A manchete no topo da página do El País (imagino que de muitos outros jornais) deve ter deixado escandalizados a todos aqueles que ainda são capazes de se escandalizar: Israel pede a demissão do secretário-geral da ONU e bloqueia os vistos dos representantes do organismo internacional – O embaixador israelense disse que é “o momento de ensinar uma lição” às Nações Unidas depois que António Guterres afirmou que os ataques do Hamas “não vêm do nada”, mas de 50 anos de ocupação asfixiante”. Ou seja, Israel exige que o secretário-geral da ONU seja castigado e sumariamente demitido pelas palavras que havia ousado pronunciar. Que liberdade é essa que toma o moderador-mor das Nações Unidas de dizer uma vírgula que ao Estado de Israel não agrade? Castigado, talvez não da mesma maneira como estão sendo castigados os palestinos de Gaza, mas de todo modo, castigado.

VIII

No meio da tragédia de incomensuráveis dimensões, vemos a farsa de grosso calibre e terrível falta de oportunidade ou senso de tamanho. Num artigo do The Economist de 24 último: “Que frágeis são as forças que tentam manter as coisas unidas. Quinze horas depois da explosão (do hospital em Gaza), aterrizou em Israel o presidente Joe Biden, um ancião com o peso do mundo sobre seus ombros ” – o itálico é de minha responsabilidade, claro.

IX

E, mais uma vez, as devidas proporções. No dia 7 de outubro, o principal diário espanhol dava destaque para uma notícia da AFP que dizia: “Um bombardeio russo matou ontem, sexta-feira, uma criança de 10 anos e sua avó em Jarkov, no noroeste da Ucrânia…”.  No vigésimo dia desde o início do bombardeio de Gaza pelo Estado de Israel, a estimativa do Ministério da Saúde de Gaza, reconhecido pela ONU, era de aproximadamente três mil crianças mortas.
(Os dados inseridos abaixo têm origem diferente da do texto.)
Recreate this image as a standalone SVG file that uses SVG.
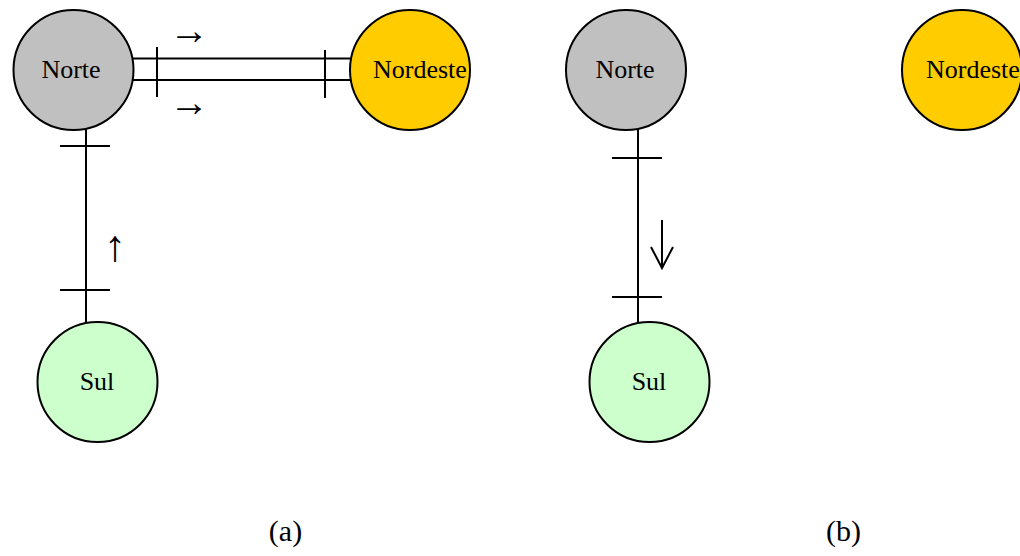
<svg xmlns="http://www.w3.org/2000/svg" width="1020" height="556" viewBox="0 0 1020 556">
<style>
.node{stroke:#000;stroke-width:2}
.lbl{font-family:"Liberation Serif","Times New Roman",serif;font-size:26px;fill:#000}
.cap{font-family:"Liberation Serif","Times New Roman",serif;font-size:30px;fill:#000}
.edge{stroke:#000;stroke-width:2;fill:none}
.arr{font-family:"Liberation Serif","DejaVu Serif",serif;font-size:40px;fill:#000}
</style>
<rect width="1020" height="556" fill="#fff"/>
<g id="connectors">
<line class="edge" x1="133" y1="58.5" x2="350" y2="58.5"/>
<line class="edge" x1="133" y1="80" x2="350" y2="80"/>
<line class="edge" x1="157" y1="47" x2="157" y2="97"/>
<line class="edge" x1="325" y1="50" x2="325" y2="98"/>
<line class="edge" x1="86" y1="129" x2="86" y2="323"/>
<line class="edge" x1="60" y1="146" x2="110" y2="146"/>
<line class="edge" x1="60" y1="290" x2="110" y2="290"/>
<line class="edge" x1="638" y1="129" x2="638" y2="323"/>
<line class="edge" x1="612" y1="158" x2="662" y2="158"/>
<line class="edge" x1="612" y1="297" x2="662" y2="297"/>
<text class="arr" x="189" y="44" text-anchor="middle">→</text>
<text class="arr" x="189" y="116" text-anchor="middle">→</text>
<text class="arr" x="115" y="261" text-anchor="middle" style="font-size:44px">↑</text>
<path class="edge" d="M662 220 V268 M651 247 L662 268 L673 247" stroke-width="1.5"/>
</g>
<g id="norte-a">
<circle class="node" cx="73.5" cy="70" r="60" fill="#c0c0c0"/>
<text class="lbl" x="71" y="78" text-anchor="middle">Norte</text>
</g>
<g id="nordeste-a">
<circle class="node" cx="410" cy="70" r="60" fill="#ffcc00"/>
<text class="lbl" x="373" y="78">Nordeste</text>
</g>
<g id="sul-a">
<circle class="node" cx="97.5" cy="382" r="60" fill="#ccffcc"/>
<text class="lbl" x="97" y="390" text-anchor="middle">Sul</text>
</g>
<g id="norte-b">
<circle class="node" cx="626" cy="70" r="60" fill="#c0c0c0"/>
<text class="lbl" x="625" y="78" text-anchor="middle">Norte</text>
</g>
<g id="nordeste-b">
<circle class="node" cx="962" cy="70" r="60" fill="#ffcc00"/>
<text class="lbl" x="926" y="78">Nordeste</text>
</g>
<g id="sul-b">
<circle class="node" cx="649.5" cy="382" r="60" fill="#ccffcc"/>
<text class="lbl" x="649" y="390" text-anchor="middle">Sul</text>
</g>
<text class="cap" x="285.5" y="541" text-anchor="middle">(a)</text>
<text class="cap" x="843.5" y="541" text-anchor="middle">(b)</text>
</svg>
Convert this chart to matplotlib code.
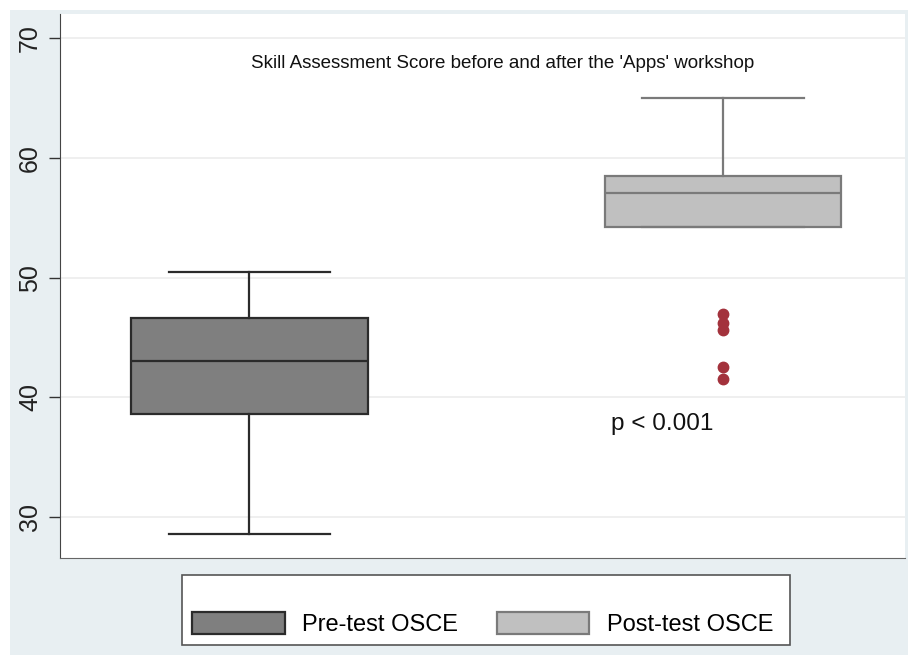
import matplotlib.pyplot as plt
from matplotlib.patches import Patch, Rectangle

plt.rcParams['font.family'] = ['Liberation Sans', 'DejaVu Sans']

groups = ["Pre-test OSCE", "Post-test OSCE"]
whislo = [28.6, 54.2]
q1 = [38.6, 54.2]
med = [43.0, 57.1]
q3 = [46.6, 58.5]
whishi = [50.5, 65.0]
outliers = [[], [47.0, 46.2, 45.6, 42.5, 41.5]]

fills = ["#7f7f7f", "#c0c0c0"]
edges = ["#2b2b2b", "#7a7a7a"]

fig = plt.figure(figsize=(9.08, 6.58), dpi=100)
fig.patches.append(Rectangle((10 / 908, 3 / 658), 1, 1 - 13 / 658, transform=fig.transFigure,
                             facecolor="#e8eff2", edgecolor="none", zorder=-10))

ax = fig.add_axes([60 / 908, 1 - 558 / 658, 845 / 908, 544 / 658])
ax.set_facecolor("white")

stats = []
for i in range(len(groups)):
    stats.append(dict(label=groups[i], whislo=whislo[i], q1=q1[i], med=med[i],
                      q3=q3[i], whishi=whishi[i], fliers=outliers[i]))

for i, s in enumerate(stats):
    ax.bxp([s], positions=[i + 1], widths=0.5, patch_artist=True, showfliers=True,
           boxprops=dict(facecolor=fills[i], edgecolor=edges[i], linewidth=1.6),
           medianprops=dict(color=edges[i], linewidth=1.6),
           whiskerprops=dict(color=edges[i], linewidth=1.6),
           capprops=dict(color=edges[i], linewidth=1.6),
           capwidths=0.34,
           flierprops=dict(marker="o", markerfacecolor="#a3323c", markeredgecolor="#a3323c",
                           markersize=7.5))

ax.set_xlim(0.601, 2.384)
ax.set_ylim(26.6, 72.0)
ax.set_yticks([30, 40, 50, 60, 70])
ax.set_xticks([])
for lab in ax.get_yticklabels():
    lab.set_rotation(90)
    lab.set_va("center")
ax.tick_params(axis="y", labelsize=18, colors="#333333", length=8, width=1,
               labelcolor="#222222", pad=5)
ax.yaxis.grid(True, color="#ececec", linewidth=1.2)
ax.set_axisbelow(True)
for side in ["top", "right"]:
    ax.spines[side].set_visible(False)
ax.spines["left"].set_color("#444444")
ax.spines["bottom"].set_color("#666666")

ax.text(1.534, 67.9, "Skill Assessment Score before and after the 'Apps' workshop",
        ha="center", va="center", fontsize=13.5, color="#111111")
ax.text(1.871, 37.8, "p < 0.001", ha="center", va="center", fontsize=17.5, color="#111111")

# legend box
fig.patches.append(Rectangle((182 / 908, 1 - 645 / 658), 608 / 908, 70 / 658,
                             transform=fig.transFigure, facecolor="white",
                             edgecolor="#555555", linewidth=1.2, zorder=1))
handles = [Patch(facecolor=fills[i], edgecolor=edges[i], linewidth=1.6) for i in range(2)]
fig.legend(handles, groups, loc="center", bbox_to_anchor=(483 / 908, 1 - 624 / 658),
           ncol=2, frameon=False, fontsize=17, handlelength=3.9, handleheight=1.1,
           handletextpad=0.75, columnspacing=1.65)

fig.savefig("out.png", dpi=100)
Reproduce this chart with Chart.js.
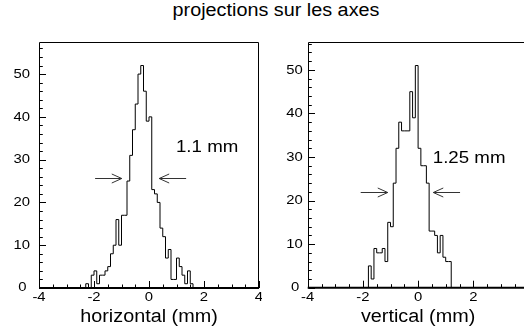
<!DOCTYPE html>
<html>
<head>
<meta charset="utf-8">
<script src="https://cdn.jsdelivr.net/npm/chart.js@4/dist/chart.umd.min.js"></script>
<style>
  html, body { margin: 0; padding: 0; background: #fff; width: 524px; height: 334px; overflow: hidden; }
  #title {
    position: absolute; left: 276px; top: 1.3px;
    font: 18px/18px "Liberation Sans", Arial, Helvetica, sans-serif; color: #000;
    white-space: nowrap; transform: translateX(-50%) scaleX(1.1); transform-origin: center;
  }
  canvas { position: absolute; top: 0; }
</style>
</head>
<body>
<div id="title">projections sur les axes</div>
<canvas id="hx" width="262" height="334" style="left:0"></canvas>
<canvas id="hy" width="272" height="334" style="left:262px"></canvas>
<script>
// Beam profile projections: 0.1 mm bins, counts per bin
const BIN_WIDTH = 0.1;
const horizontalStart = -2.3;
const horizontalCounts = [1, 0, 3, 4, 1, 3, 3, 4, 5, 8, 10, 16, 10, 17, 17, 25, 31, 37, 43, 50,
                          52, 46, 39, 40, 23, 22, 20, 14, 12, 7, 9, 2, 2, 7, 5, 3, 1, 4, 1];
const verticalStart = -1.8;
const verticalCounts = [5, 2, 9, 8, 8, 9, 6, 15, 14, 24, 32, 38, 36, 36, 36, 45, 39, 51, 32, 28,
                        28, 24, 13, 13, 12, 8, 12, 7, 6, 6];

// Axis ranges and tick labels
const xRange = [-4, 4];
const xTickLabels = [-4, -2, 0, 2, 4];
const yTickLabels = [0, 10, 20, 30, 40, 50];
const yMaxHorizontal = 57.5;
const yMaxVertical = 56.4;

// FWHM markers: arrow spans (mm), arrow height (counts), label
const horizontalFwhm = { label: '1.1 mm', level: 25.7, left: [-1.96, -0.99], right: [1.35, 0.37], textAt: [0.98, 33] };
const verticalFwhm = { label: '1.25 mm', level: 22, left: [-2.08, -1.10], right: [1.52, 0.55], textAt: [0.53, 29.8] };

const FONT = '"Liberation Sans", Arial, Helvetica, sans-serif';
const SX = 1.1; // horizontal stretch of the lettering

function histogramPoints(start, counts) {
  const pts = [{ x: start, y: 0 }];
  counts.forEach((c, i) => pts.push({ x: start + i * BIN_WIDTH, y: c }));
  pts.push({ x: start + counts.length * BIN_WIDTH, y: 0 });
  return pts;
}

function text(ctx, str, x, y, size, align, baseline) {
  ctx.save();
  ctx.translate(x, y);
  ctx.scale(SX, 1);
  ctx.font = size + 'px ' + FONT;
  ctx.fillStyle = '#000';
  ctx.textAlign = align;
  ctx.textBaseline = baseline;
  ctx.fillText(str, 0, 0);
  ctx.restore();
}

function arrow(ctx, x0, x1, y) {
  const dir = Math.sign(x1 - x0);
  ctx.beginPath();
  ctx.moveTo(x0, y); ctx.lineTo(x1, y);
  ctx.moveTo(x1 - dir * 10, y - 4.5); ctx.lineTo(x1, y); ctx.lineTo(x1 - dir * 10, y + 4.5);
  ctx.stroke();
}

// Frame, inward ticks, labels and FWHM annotation in ROOT style
const panelDecor = {
  id: 'panelDecor',
  afterDraw(chart, args, o) {
    const { ctx, chartArea: a, scales: { x, y } } = chart;
    ctx.save();
    ctx.strokeStyle = '#000';
    ctx.lineWidth = 1;
    const L = Math.round(a.left) + 0.5, R = Math.round(a.right) - 0.5, T = Math.round(a.top) + 0.5;
    const B = y.getPixelForValue(0);
    ctx.beginPath();
    ctx.moveTo(L, B); ctx.lineTo(L, T); ctx.lineTo(R, T); ctx.lineTo(R, B);
    ctx.stroke();
    ctx.lineWidth = 2;
    ctx.beginPath(); ctx.moveTo(a.left, B); ctx.lineTo(a.right, B); ctx.stroke();

    ctx.lineWidth = 1;
    ctx.beginPath();
    for (let v = xRange[0]; v <= xRange[1] + 1e-9; v += 0.5) {
      const px = Math.round(x.getPixelForValue(v)) + 0.5;
      const len = Math.abs(v % 2) < 1e-9 ? 7 : 3.5;
      ctx.moveTo(px, B); ctx.lineTo(px, B - len);
    }
    for (let v = 0; v <= y.max; v += 2) {
      const py = Math.round(y.getPixelForValue(v)) + 0.5;
      const len = v % 10 === 0 ? 6.5 : 3.3;
      ctx.moveTo(L, py); ctx.lineTo(L + len, py);
    }
    ctx.stroke();

    xTickLabels.forEach(v => text(ctx, String(v), x.getPixelForValue(v), 297, 13.5, 'center', 'middle'));
    // the origin label sits a little further out, clear of the x axis labels
    yTickLabels.forEach(v => text(ctx, String(v), a.left - o.yLabelGap - (v === 0 ? 3.5 : 0),
      y.getPixelForValue(v) - (v === 0 ? 0.5 : 0), 13.5, 'right', 'middle'));
    text(ctx, o.xTitle, x.getPixelForValue(0), 322, 18, 'center', 'alphabetic');

    const f = o.fwhm;
    ctx.strokeStyle = '#333';
    const ay = Math.round(y.getPixelForValue(f.level)) + 0.5;
    arrow(ctx, x.getPixelForValue(f.left[0]), x.getPixelForValue(f.left[1]), ay);
    arrow(ctx, x.getPixelForValue(f.right[0]), x.getPixelForValue(f.right[1]), ay);
    text(ctx, f.label, x.getPixelForValue(f.textAt[0]), y.getPixelForValue(f.textAt[1]), 17, 'left', 'middle');
    ctx.restore();
  }
};

function makePanel(id, start, counts, yMax, padding, decor) {
  return new Chart(document.getElementById(id), {
    type: 'line',
    data: {
      datasets: [{
        data: histogramPoints(start, counts),
        stepped: true,
        borderColor: '#000',
        borderWidth: 1,
        pointRadius: 0,
        fill: false,
        clip: false
      }]
    },
    options: {
      responsive: false,
      animation: false,
      devicePixelRatio: 1,
      layout: { padding },
      scales: {
        x: { type: 'linear', min: xRange[0], max: xRange[1], display: false },
        y: { type: 'linear', min: 0, max: yMax, display: false }
      },
      plugins: { legend: { display: false }, tooltip: { enabled: false }, panelDecor: decor }
    },
    plugins: [panelDecor]
  });
}

makePanel('hx', horizontalStart, horizontalCounts, yMaxHorizontal,
  { left: 39, right: 3, top: 42, bottom: 46 },
  { xTitle: 'horizontal (mm)', yLabelGap: 9, fwhm: horizontalFwhm });

makePanel('hy', verticalStart, verticalCounts, yMaxVertical,
  { left: 45.7, right: 5.5, top: 42, bottom: 46.3 },
  { xTitle: 'vertical (mm)', yLabelGap: 5, fwhm: verticalFwhm });
</script>
</body>
</html>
Também para o tamanho dos interesses que por detrás da cena conduzem os atos e para a pequenez dos chamados homens e instituições do bem deveríamos encontrar uma régua.

X

Uma mui modesta indagação final: por que Netanyahu – e Biden – não foram ainda (e não serão jamais) denunciados ao Tribunal Penal Internacional de Haia?